20 years ago you would be called insane for throwing away all the man-years of optimization baked into oracle, and I guess postgres or mysql if you were being low rent. and look where we are today, thousands of people can build databases.
E.g., Pascal compilers have traditionally been written in Pascal, hardly a language which conjures up a "low level" image.
How could the first Pascal compiler be compiled if it was written in Pascal, but a Pascal compiler didn't yet exist?
> Pascal compilers have traditionally been written in Pascal, hardly a language which conjures up a "low level" image.
It may be the case that it doesn't conjure up such an image, but Pascal is approximately on the same rung as Zig or D—lower level than Go, higher level than assembly. If folks have a different impression, the problem is just that: their impression.

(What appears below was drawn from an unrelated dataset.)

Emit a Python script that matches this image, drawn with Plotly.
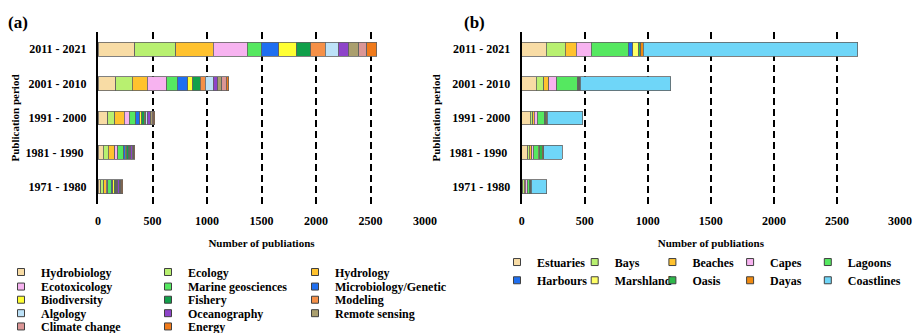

Does it really? Compilers tend to be programs that just appends a bunch of data to lists, hashmaps, queues and trees, processes it, then shuts down. So you can just make append-only data structures and not care too much about freeing stuff.
I never worry about memory management when I write compilers in C.
E.g. when I ported C1 from C++ to Java for Maxine, straightforward choices of modeling the IR the same and basic optimizations allowed me to make it even faster than C1. C1X was a basic SSA+CFG design with a linear scan allocator. Nothing fancy.
The Virgil compiler is written in Virgil. It's a very similar SSA+CFG design. It compiles plenty fast without a lot of low-level tricks. Though, truth be told I went overboard optimizing[1] the x86 backend and it's significantly faster (maybe 2x) than the nicer, more pretty x86-64 backend. I introduced a bunch of fancy representation optimizations for Virgil since then, but they don't really close the gap.
[1] It's sad that even in the 2020s the best way to make something fast is to give up on abstractions and use integers and custom encodings into integers for everything. Trying to fix that though!
Don't buy it.
A decent OCaml version of a C or Zig compiler would almost certainly not be 10x slower. And it would be significantly easier to parallelize without introducing bugs so it might even be quite a bit faster on big codebases.
Actually designing your programming language to be processed quickly (can definitively figure things out with local parsing, minimizing the number of files that need to be touched, etc.) is WAY more important than the low-level implementation for overall compilation speed.
And I suspect that the author would have gotten a lot further had he been using a GC language and not had to deal with all the low-level issues and debugging.
I like Zig, and I use it a lot. But it is NOT my general purpose language. I'm definitely going to reach for Python first unless I absolutely know that I'm going to be doing systems programming. Python (or anything garbage collected with solid libraries) simply is way more productive on short time scales for small codebases.
is it a typo for more abstractions? or is there some different meaning?
You need to implement very few optimizations to get the vast majority of compiler improvements.
Many of the papers about this suggest that we would be better off focusing on making quality of life improvements for the programmer (like better debugger integration) rather than abstruse and esoteric compiler optimizations that make understanding the generated code increasingly difficult.
And the original question was "how will they reivent the wheel on the man-years of optimization work went into LLVM to their own compiler infrastructure?" -- the answer is that Andrew naively believes that they can recreate comparable optimization.
There are a whole lot of misstatements about Zig and other matters in the comments here by people who don't have much knowledge about what they are talking about--much of the discussion of using low-level vs high-level languages for writing compilers is nonsense. And one person wrote of "Zig and D" as if those languages are comparable, when D is at least as high level as C++, which it was intended to replace.
That's exactly wrong.
> There are a whole lot of misstatements about Zig and other matters in the comments here by people who don't have much knowledge about what they are talking about.
Well spoken. You should look in the mirror.